Paulin répondit enfin ; les lettres d’Ausone avaient mis, on ne sait pourquoi, près de trois ans à lui arriver. — Il écrivit lui aussi des lettres en vers dont la première surtout est longue et importante. M. Lagrange fait remarquer avec raison qu’elle ne ressemble guère à celles d’Ausone, où tant de faiblesses et d’enfantillages se mêlent à quelques beautés. Ce n’est pas qu’on ne trouve encore chez l’élève quelques traces du mauvais goût de son maître ; on pourrait relever dans ses vers un peu de recherche et d’antithèse et surtout des descriptions trop longues et trop ornées. L’idée même d’employer successivement trois sortes de mètres divers, des vers élégiaques au début pour saluer Ausone, des vers ïambiques pour répondre à ses duretés, et des vers héroïques pour discuter ses raisons, a quelque chose d’ingénieux et de cherché qui sent l’écolier.
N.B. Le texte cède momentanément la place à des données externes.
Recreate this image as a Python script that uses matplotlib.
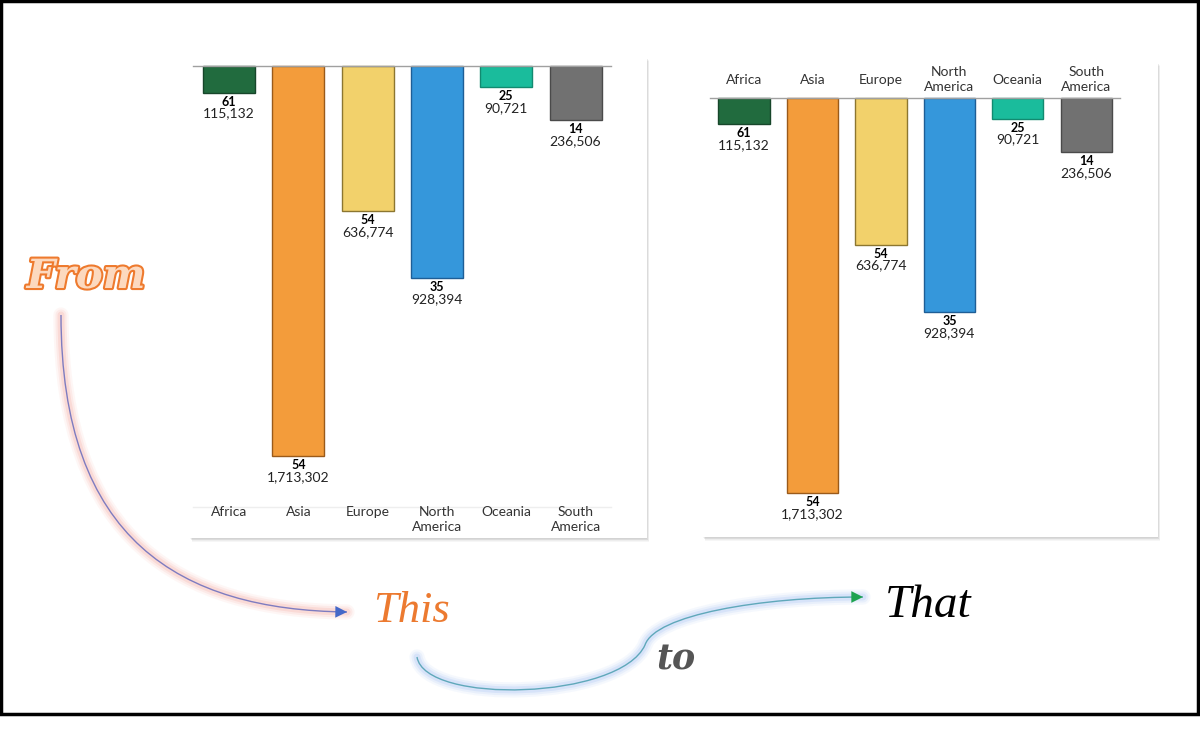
import numpy as np
import matplotlib
matplotlib.use("Agg")
import matplotlib.pyplot as plt
from matplotlib.patches import Rectangle, FancyArrowPatch, PathPatch
from matplotlib.path import Path
import matplotlib.patheffects as pe

# data
continents = ["Africa", "Asia", "Europe", "North\nAmerica", "Oceania", "South\nAmerica"]
countries = [61, 54, 54, 35, 25, 14]
population = [115132, 1713302, 636774, 928394, 90721, 236506]
bar_colors = ["#216B3E", "#F39C3B", "#F2D16B", "#3597DB", "#1ABC9C", "#717171"]
edge_colors = ["#17462A", "#9A5A1A", "#8C7630", "#1E5E96", "#128A70", "#4A4A4A"]

W, H = 1200, 735
LABEL_FONT = ["Lato", "DejaVu Sans"]

fig = plt.figure(figsize=(12, 7.35), dpi=100)
bg = fig.add_axes([0, 0, 1, 1])
bg.set_xlim(0, W)
bg.set_ylim(H, 0)
bg.axis("off")

# black frame round the picture
bg.add_patch(Rectangle((1, 1), W - 3, 713, fill=False, lw=2.5, edgecolor="black"))


def px_box(x0, y0, x1, y1):
    return [x0 / W, 1 - y1 / H, (x1 - x0) / W, (y1 - y0) / H]


def card_shadow(x0, y0, x1, y1):
    # soft grey shadow under the white card
    for i in range(1, 6):
        bg.add_patch(Rectangle((x0 + i * 0.4, y0 + i * 0.8), x1 - x0, y1 - y0,
                               facecolor="black", edgecolor="none", alpha=0.035))


def draw_chart(box, xlim, ylim, zero_span, labels_on_top):
    card_shadow(*box)
    ax = fig.add_axes(px_box(*box))
    ax.set_facecolor("white")
    x = np.arange(len(continents))
    ax.bar(x, population, width=0.75, color=bar_colors, edgecolor=edge_colors,
           linewidth=1, zorder=3)
    ax.set_xlim(*xlim)
    ax.set_ylim(*ylim)
    ax.set_xticks([])
    ax.set_yticks([])
    for s in ax.spines.values():
        s.set_visible(False)
    ax.axhline(0, zero_span[0], zero_span[1], color="#A0A0A0", lw=1, zorder=4)

    for xi, n, p in zip(x, countries, population):
        ax.annotate(str(n), (xi, p), xytext=(0, -3), textcoords="offset pixels",
                    ha="center", va="top", fontsize=9, weight="bold", family=LABEL_FONT)
        ax.annotate(f"{p:,}", (xi, p), xytext=(0, -15), textcoords="offset pixels",
                    ha="center", va="top", fontsize=10, family=LABEL_FONT, color="#222222")

    if labels_on_top:
        for xi, c in zip(x, continents):
            ax.annotate(c, (xi, 0), xytext=(0, 18), textcoords="offset pixels",
                        ha="center", va="center", fontsize=10, family=LABEL_FONT,
                        color="#333333", linespacing=1.25)
    else:
        ax.axhline(ylim[0] * 0.935, zero_span[0], zero_span[1], color="#EEEEEE", lw=1)
        for xi, c in zip(x, continents):
            ax.text(xi, 0.066, c, transform=ax.get_xaxis_transform(), ha="center",
                    va="top", fontsize=10, family=LABEL_FONT, color="#333333",
                    linespacing=1.25)
    return ax


# "from" chart: labels at the bottom
draw_chart((190, 57, 647, 538), (-0.563, 6.03), (2.072e6, -4.09e4), (0.007, 0.921), False)
# "to" chart: labels above the zero line
draw_chart((703, 62, 1158, 537), (-0.60, 6.05), (1.905e6, -1.548e5), (0.015, 0.916), True)


def glow_arrow(verts, codes, line_color, glow_color, head_color):
    path = Path(verts, codes)
    for lw, a in [(11, 0.07), (8, 0.1), (5, 0.16)]:
        bg.add_patch(PathPatch(path, fill=False, lw=lw, edgecolor=glow_color,
                               alpha=a, capstyle="round"))
    bg.add_patch(PathPatch(path, fill=False, lw=1, edgecolor=line_color))
    bg.add_patch(FancyArrowPatch(path=path, arrowstyle="-|>,head_length=0.7,head_width=0.35",
                                 mutation_scale=12, lw=0, color=head_color))


C = Path.CURVE4
glow_arrow([(61, 315), (61, 540), (180, 610), (347, 612)],
           [Path.MOVETO, C, C, C], "#7E7CC0", "#F28A7A", "#4468C8")
glow_arrow([(417, 657), (425, 705), (620, 700), (645, 645),
            (655, 615), (760, 597), (863, 597)],
           [Path.MOVETO, C, C, C, C, C, C], "#5FA8BA", "#7FA8F0", "#1FA350")

# words
bg.text(86, 277, "From", fontsize=29, family="DejaVu Serif", style="italic",
        weight="bold", color="#FCD9BF", ha="center", va="center",
        path_effects=[pe.withStroke(linewidth=3, foreground="#EE7A2E")])
bg.text(411, 611, "This", fontsize=32, family="Liberation Serif", style="italic",
        color="#EC7A30", ha="center", va="center")
bg.text(676, 659, "to", fontsize=25, family="DejaVu Serif", style="italic",
        weight="bold", color="#555555", ha="center", va="center")
bg.text(928, 606, "That", fontsize=34, family="Liberation Serif", style="italic",
        color="black", ha="center", va="center")

fig.savefig("out.png", dpi=100, facecolor="white")
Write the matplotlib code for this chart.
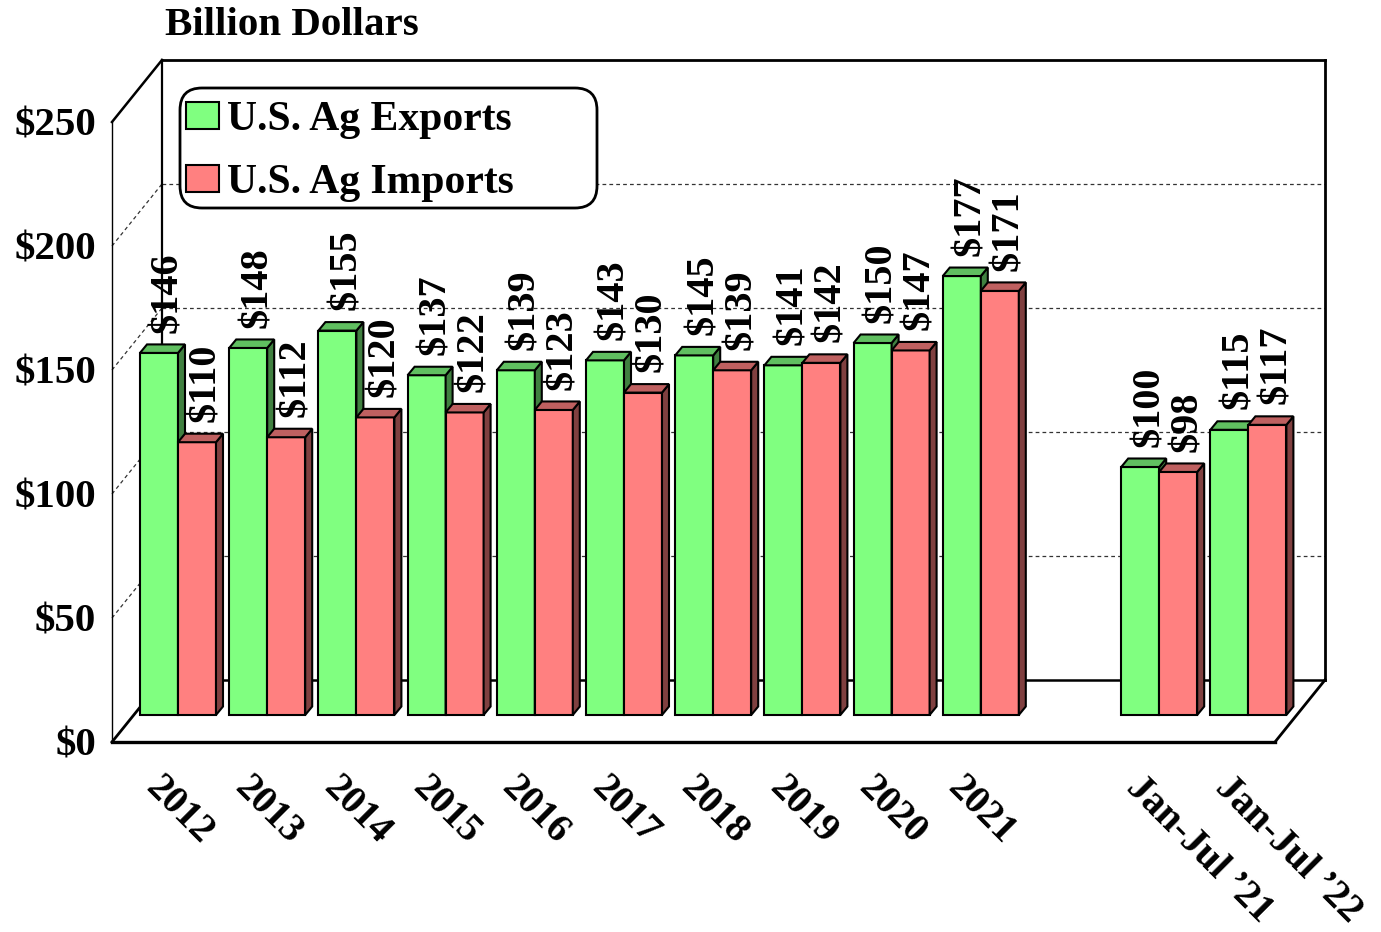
import matplotlib
matplotlib.use('Agg')
import matplotlib.pyplot as plt
from matplotlib.patches import Polygon, FancyBboxPatch, Patch

# ---------------- data ----------------
categories = ['2012', '2013', '2014', '2015', '2016', '2017', '2018', '2019',
              '2020', '2021', "Jan-Jul \u201921", "Jan-Jul \u201922"]
positions = [0, 1, 2, 3, 4, 5, 6, 7, 8, 9, 11, 12]
exports = [146, 148, 155, 137, 139, 143, 145, 141, 150, 177, 100, 115]
imports = [110, 112, 120, 122, 123, 130, 139, 142, 147, 171, 98, 117]
series_names = ['U.S. Ag Exports', 'U.S. Ag Imports']
y_ticks = [0, 50, 100, 150, 200, 250]
y_tick_labels = ['$0', '$50', '$100', '$150', '$200', '$250']
grid_levels = [50, 100, 150, 200]
y_title = 'Billion Dollars'

# ---------------- style ----------------
plt.rcParams['font.family'] = ['Liberation Serif', 'DejaVu Serif']
plt.rcParams['font.weight'] = 'bold'
plt.rcParams['text.parse_math'] = False

face = ['#80FF80', '#FF8080']
top = ['#60BF60', '#BF6060']
side = ['#408040', '#804040']

W, H = 1381, 932
UX = 89.2      # pixels per category step
UY = 2.48      # pixels per dollar
X0, Y0 = 178, 715  # pixel of (0, 0) in the bar plane

fig = plt.figure(figsize=(W / 100, H / 100), dpi=100)
ax = fig.add_axes([0, 0, 1, 1])
ax.set_xlim(-X0 / UX, (W - X0) / UX)
ax.set_ylim((Y0 - H) / UY, Y0 / UY)
ax.set_autoscale_on(False)
ax.axis('off')

# depth geometry (data units)
Dx, Dy = 50 / UX, 62 / UY
fF, fB = -27 / 62, 35 / 62
L = positions[0] - 0.496
R = positions[-1] + 0.542
bw = 38 / UX
bx, by = 7 / UX, 8.5 / UY


def P(x, v, f):
    return (x + f * Dx, v + f * Dy)


def line(p, q, **kw):
    ax.plot([p[0], q[0]], [p[1], q[1]], **kw)


solid = dict(color='black', solid_capstyle='projecting', zorder=2)
dash = dict(color='#333333', lw=0.9, ls=(0, (3, 2.5)), zorder=1.5)

# grid on back wall and left wall
for v in grid_levels:
    line(P(L, v, fB), P(R, v, fB), **dash)
    line(P(L, v, fF), P(L, v, fB), **dash)

# frame
line(P(L, 0, fF), P(R, 0, fF), lw=2.4, **solid)
line(P(R, 0, fF), P(R, 0, fB), lw=2.0, **solid)
line(P(R, 0, fB), P(R, 250, fB), lw=2.0, **solid)
line(P(L, 250, fB), P(R, 250, fB), lw=2.0, **solid)
line(P(L, 250, fF), P(L, 250, fB), lw=1.8, **solid)
line(P(L, 0, fF), P(L, 250, fF), lw=1.0, **solid)
line(P(L, 0, fF), P(L, 0, fB), lw=2.0, **solid)
line(P(L, 0, fB), P(L, 250, fB), lw=1.6, **solid)
line(P(L, 0, fB), P(R, 0, fB), lw=1.8, **solid)

# bars
z = 5
for i, (x, e, m) in enumerate(zip(positions, exports, imports)):
    for s, (x0, v) in enumerate([(x - bw, e), (x, m)]):
        b = ax.bar([x0], [v], width=bw, align='edge', color=face[s],
                   edgecolor='black', linewidth=1.5)
        b.patches[0].set_zorder(z)
        ax.add_patch(Polygon([(x0 + bw, 0), (x0 + bw, v), (x0 + bw + bx, v + by),
                              (x0 + bw + bx, by)], closed=True, fc=side[s],
                             ec='black', lw=1.5, zorder=z))
        ax.add_patch(Polygon([(x0, v), (x0 + bw, v), (x0 + bw + bx, v + by),
                              (x0 + bx, v + by)], closed=True, fc=top[s],
                             ec='black', lw=1.5, zorder=z))
        ax.text(x0 + bw / 2 + 0.1, v + by + 4.8, '$' + str(v), rotation=90,
                ha='center', va='bottom', fontsize=29, zorder=50)
        z += 1

# y tick labels
for v, lab in zip(y_ticks, y_tick_labels):
    px, py = P(L, v, fF)
    ax.text(px - 16 / UX, py - 5.4, lab, ha='right', va='baseline',
            fontsize=29.5, zorder=50)

# category labels
for x, lab in zip(positions, categories):
    ax.text(x - 34 / UX, -29.8, lab, rotation=-45, rotation_mode='anchor',
            ha='left', va='baseline', fontsize=28.5, zorder=50)

# title
ax.text((165 - X0) / UX, (Y0 - 35) / UY, y_title, ha='left', va='baseline',
        fontsize=29.5, zorder=50)

# legend
box = FancyBboxPatch((1.80, (H - 208) / 100), 4.17, 1.20,
                     boxstyle='round,pad=0,rounding_size=0.22',
                     transform=fig.dpi_scale_trans, fc='white', ec='black',
                     lw=2.0, zorder=40)
ax.add_patch(box)
box.set_clip_on(False)
handles = [Patch(fc=face[k], ec='black', lw=1.5) for k in range(2)]
leg = ax.legend(handles, series_names, loc='upper left',
                bbox_to_anchor=(186 / W, 1 - 101 / H), bbox_transform=fig.transFigure,
                frameon=False, fontsize=30, handlelength=0.78, handleheight=0.62,
                handletextpad=0.2, borderpad=0, borderaxespad=0, labelspacing=0.6)
leg.set_zorder(60)

fig.savefig('out.png', dpi=100)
Mais les idées sont partout sérieuses et élevées. Dès le début, la rupture s’accuse clairement. « Pourquoi, dit-il à Ausone, pourquoi, mon frère, veux-tu me rappeler au culte de ces déesses que j’ai quittées ? Ils sont fermés à Apollon, ils éloignent d’eux pour jamais les Muses, les cœurs consacrés au Christ. » Pour qu’Ausone renonce à l’espoir de le ramener dans le monde, il lui montre combien il est changé : « Je ne suis plus ce que j’étais ; un esprit nouveau s’est emparé de moi. Je passais autrefois pour honnête, et j’étais coupable ; au milieu des ténèbres, il me semblait voir la vérité. J’étais insensé pour les choses de Dieu, et l’on m’appelait sage. Je me nourrissais de germes de mort, et je croyais vivre ! » Il n’ignore pas que sa conduite a été sévèrement appréciée, mais que lui importe que les hommes l’attaquent ? « L’homme disparaît et ses erreurs l’accompagnent. Quand il a prononcé une sentence, le jugement s’efface et meurt avec le juge. » C’est la sentence de Dieu qui est importante.

  1. Saint Paulin répondit, dans le même style, que Thérasia n’était pas une Tanaquil, mais une Lucrèce.